Ulysses S. Grant would famously say that he “probably had the least desire for [the presidency] than anyone who ever held it.” That wasn’t exactly true. As his biographer, Ron Chernow, explains, Grant didn’t exactly want the office but he didn’t exactly not want it either. Instead, he had come to feel that he was fated for the office and if he was nominated, he couldn’t decline, and if elected, he would have to serve (this is opposed to his friend, General Sherman, who promised to reject both a nomination and electoral victory if either happened).
A young Marcus Aurelius faced a similar dilemma when Hadrian put forth a succession plan to groom him for the purple even though the boy was only 17 years old. Though it seems almost funny to say now, Marcus did not exactly want to be emperor either. He felt that this whole emperor thing would really infringe on his pursuit of philosophy. He didn’t want to be passing laws — he wanted to be reading books and writing them too.

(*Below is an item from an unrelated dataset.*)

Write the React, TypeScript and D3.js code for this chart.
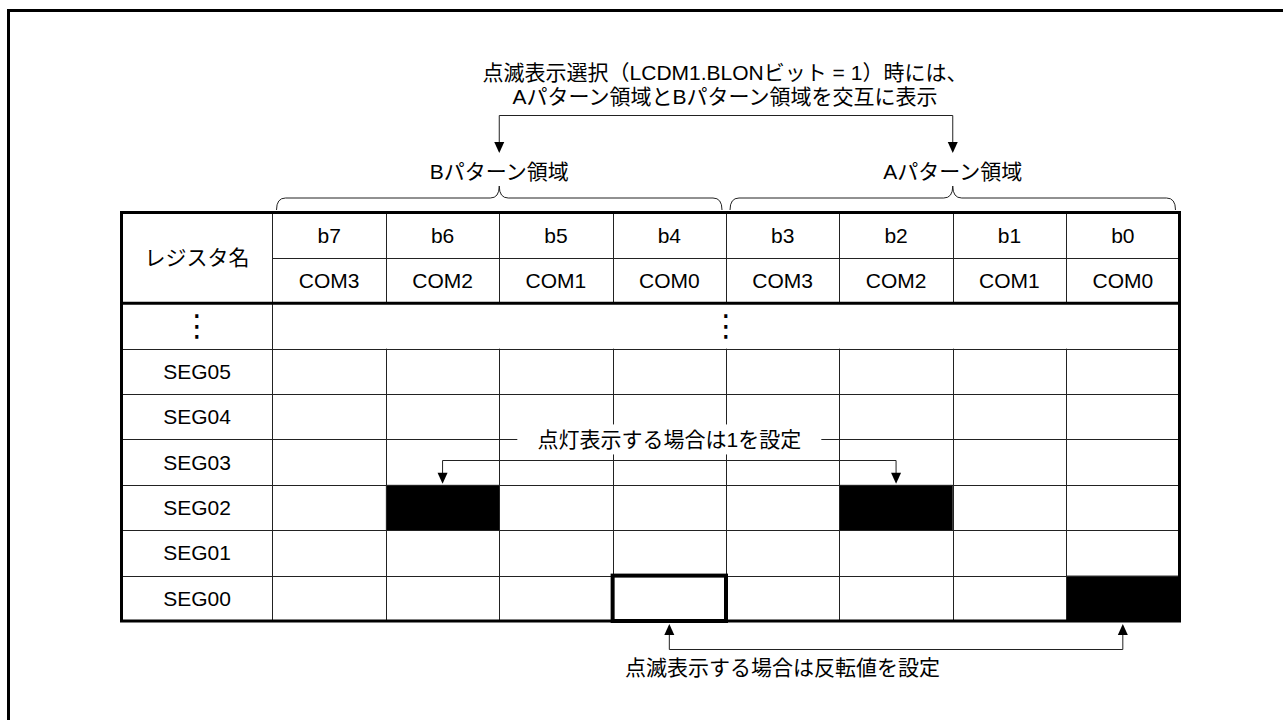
import React from "react";
import * as d3 from "d3";

const bits = ["b7", "b6", "b5", "b4", "b3", "b2", "b1", "b0"];
const coms = ["COM3", "COM2", "COM1", "COM0", "COM3", "COM2", "COM1", "COM0"];
const segs = ["SEG05", "SEG04", "SEG03", "SEG02", "SEG01", "SEG00"];
const litCells = [
  { seg: "SEG02", bit: "b6" },
  { seg: "SEG02", bit: "b2" },
  { seg: "SEG00", bit: "b0" },
];
const blinkCell = { seg: "SEG00", bit: "b4" };
const groups = [
  { label: "Bパターン領域", from: "b7", to: "b4", tip: "b5" },
  { label: "Aパターン領域", from: "b3", to: "b0", tip: "b1" },
];
const titleLines = [
  "点滅表示選択（LCDM1.BLONビット = 1）時には、",
  "Aパターン領域とBパターン領域を交互に表示",
];
const registerHeader = "レジスタ名";
const ellipsis = "⋮";
const setNote = { text: "点灯表示する場合は1を設定", from: "b6", to: "b2", at: "b4" };
const blinkNote = { text: "点滅表示する場合は反転値を設定", from: "b4", to: "b0" };

const W = 1283;
const H = 720;
const FONT = "'Liberation Sans', Arial, 'Noto Sans CJK JP', sans-serif";
const FS = 21;
const INK = "#000";
const LINE = "#222";

export default function App() {
  const labelLeft = 121.5;
  const labelRight = 272.5;
  const x = d3.scaleBand<string>().domain(bits).range([labelRight, 1179.5]);
  const rowKeys = ["bit", "com", "dots", ...segs];
  const y = d3.scaleBand<string>().domain(rowKeys).range([212.5, 621]);
  const bw = x.bandwidth();
  const rh = y.bandwidth();
  const right = 1179.5;
  const top = y("bit")!;
  const bottom = y("SEG00")! + rh;
  const hdrBottom = y("dots")!;
  const xc = (b: string) => x(b)! + bw / 2;
  const yc = (k: string) => y(k)! + rh / 2;

  const arrowDown = (ax: number, tip: number) =>
    `M${ax - 5},${tip - 11}L${ax + 5},${tip - 11}L${ax},${tip}Z`;
  const arrowUp = (ax: number, tip: number) =>
    `M${ax - 5},${tip + 11}L${ax + 5},${tip + 11}L${ax},${tip}Z`;

  const braceY = 198;
  const braceEndY = 210;
  const braceTipY = 186;
  const brace = (x0: number, x1: number, tx: number) => {
    const r = 9;
    return (
      `M${x0},${braceEndY}Q${x0},${braceY} ${x0 + r},${braceY}` +
      `L${tx - r},${braceY}Q${tx},${braceY} ${tx},${braceTipY}` +
      `Q${tx},${braceY} ${tx + r},${braceY}` +
      `L${x1 - r},${braceY}Q${x1},${braceY} ${x1},${braceEndY}`
    );
  };

  const topBracketY = 115.5;
  const topArrowTip = 153;
  const gA = groups[0];
  const gB = groups[1];

  const midLineY = 460.5;
  const midTip = y("SEG02")! - 1;
  const noteY = y("SEG03")!;
  const noteX = xc(setNote.at);

  const botTip = bottom + 3;
  const botLineY = 649.5;

  return (
    <svg
      width={W}
      height={H}
      viewBox={`0 0 ${W} ${H}`}
      style={{ position: "absolute", left: 0, top: 0, background: "#fff" }}
      fontFamily={FONT}
      fontSize={FS}
    >
      <rect x={0} y={0} width={W} height={H} fill="#fff" />
      <rect x={8.5} y={10.5} width={1400} height={900} fill="none" stroke="#000" strokeWidth={3} />

      {titleLines.map((t, i) => (
        <text key={i} x={725} y={72 + i * 24} textAnchor="middle" dominantBaseline="central" fill={INK}>
          {t}
        </text>
      ))}
      <path
        d={`M${x(gA.tip)},${topArrowTip - 10}V${topBracketY}H${x(gB.tip)}V${topArrowTip - 10}`}
        fill="none"
        stroke={LINE}
        strokeWidth={1}
      />
      <path d={arrowDown(x(gA.tip)!, topArrowTip)} fill="#000" />
      <path d={arrowDown(x(gB.tip)!, topArrowTip)} fill="#000" />

      {groups.map((g) => (
        <g key={g.label}>
          <text x={x(g.tip)} y={171} textAnchor="middle" dominantBaseline="central" fill={INK}>
            {g.label}
          </text>
          <path
            d={brace(x(g.from)! + 4, x(g.to)! + bw - 4, x(g.tip)!)}
            fill="none"
            stroke={LINE}
            strokeWidth={1}
          />
        </g>
      ))}

      <rect x={labelLeft} y={top} width={right - labelLeft} height={bottom - top} fill="#fff" />

      {litCells.map((c, i) => (
        <rect key={i} x={x(c.bit)} y={y(c.seg)} width={bw} height={rh} fill="#000" />
      ))}

      {bits.slice(1).map((b) => (
        <g key={b}>
          <line x1={Math.round(x(b)!) + 0.5} x2={Math.round(x(b)!) + 0.5} y1={top} y2={hdrBottom} stroke={LINE} />
          <line x1={Math.round(x(b)!) + 0.5} x2={Math.round(x(b)!) + 0.5} y1={y("SEG05")} y2={bottom} stroke={LINE} />
        </g>
      ))}
      <line x1={labelRight} x2={labelRight} y1={top} y2={bottom} stroke={LINE} />
      <line x1={labelRight} x2={right} y1={Math.round(y("com")!) + 0.5} y2={Math.round(y("com")!) + 0.5} stroke={LINE} />
      {["SEG05", ...segs.slice(1)].map((k) => (
        <line key={k} x1={labelLeft} x2={right} y1={Math.round(y(k)!) + 0.5} y2={Math.round(y(k)!) + 0.5} stroke={LINE} />
      ))}

      <text x={(labelLeft + labelRight) / 2} y={hdrBottom - rh} textAnchor="middle" dominantBaseline="central" fill={INK}>
        {registerHeader}
      </text>
      {bits.map((b, i) => (
        <g key={b}>
          <text x={xc(b)} y={yc("bit")} textAnchor="middle" dominantBaseline="central" fill={INK}>
            {b}
          </text>
          <text x={xc(b)} y={yc("com")} textAnchor="middle" dominantBaseline="central" fill={INK}>
            {coms[i]}
          </text>
        </g>
      ))}

      <text x={(labelLeft + labelRight) / 2} y={yc("dots")} textAnchor="middle" dominantBaseline="central" fontFamily="'DejaVu Sans'" fontSize={30} fill={INK}>
        {ellipsis}
      </text>
      <text x={x("b3")} y={yc("dots")} textAnchor="middle" dominantBaseline="central" fontFamily="'DejaVu Sans'" fontSize={30} fill={INK}>
        {ellipsis}
      </text>

      {segs.map((s) => (
        <text key={s} x={(labelLeft + labelRight) / 2} y={yc(s)} textAnchor="middle" dominantBaseline="central" fill={INK}>
          {s}
        </text>
      ))}

      <rect x={noteX - 152} y={noteY - 15} width={304} height={30} fill="#fff" />
      <text x={noteX} y={noteY} textAnchor="middle" dominantBaseline="central" fill={INK}>
        {setNote.text}
      </text>
      <path
        d={`M${xc(setNote.from)},${midTip - 10}V${midLineY}H${xc(setNote.to)}V${midTip - 10}`}
        fill="none"
        stroke={LINE}
      />
      <path d={arrowDown(xc(setNote.from), midTip)} fill="#000" />
      <path d={arrowDown(xc(setNote.to), midTip)} fill="#000" />

      <line x1={labelLeft} x2={right} y1={hdrBottom} y2={hdrBottom} stroke="#000" strokeWidth={3} />
      <rect x={labelLeft} y={top} width={right - labelLeft} height={bottom - top} fill="none" stroke="#000" strokeWidth={3} />
      <rect x={x(blinkCell.bit)} y={y(blinkCell.seg)} width={bw} height={rh} fill="none" stroke="#000" strokeWidth={4} />

      <path
        d={`M${xc(blinkNote.from)},${botTip + 10}V${botLineY}H${xc(blinkNote.to)}V${botTip + 10}`}
        fill="none"
        stroke={LINE}
      />
      <path d={arrowUp(xc(blinkNote.from), botTip)} fill="#000" />
      <path d={arrowUp(xc(blinkNote.to), botTip)} fill="#000" />
      <text x={625} y={667} dominantBaseline="central" fill={INK}>
        {blinkNote.text}
      </text>
    </svg>
  );
}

So why did both men agree, ultimately, to a position that meant the last years of their lives would be consumed by politics, war, budget crises, plagues, stress and heartache? Because each of them believed in duty.
Whether Grant was a good president or not (and whether he should have pursued that second term), he believed that his soldiers had fought and died in that great Civil War for certain ideals, and Grant believed it had fallen on him to make sure those ideals were realized. Marcus, more plainly, didn’t think there was anyone better to lead Rome. “It stares you in the face,” Marcus said to himself, “no role is so well-suited to philosophy as the one you’re in right now.” That is to say: He could be a philosopher and an emperor, in fact, where better to pursue virtue, self-discipline, justice, and service to the common good than as a leader of millions of people?
This is the fundamental tension of Stoicism. In one sense, it says that success and power and fame are indifferents–things not to chase. On the other hand, is it not the duty of every person to fulfill their potential? Don’t we want the most capable and the most honorable among us to contribute and lead?
The Stoic sometimes has to do things they don’t want to do. Those blessed with great gifts are blessed–or burdened–with great responsibility too. That’s what duty is. It means putting aside your selfish wants and thinking about serving a greater need. Starting today.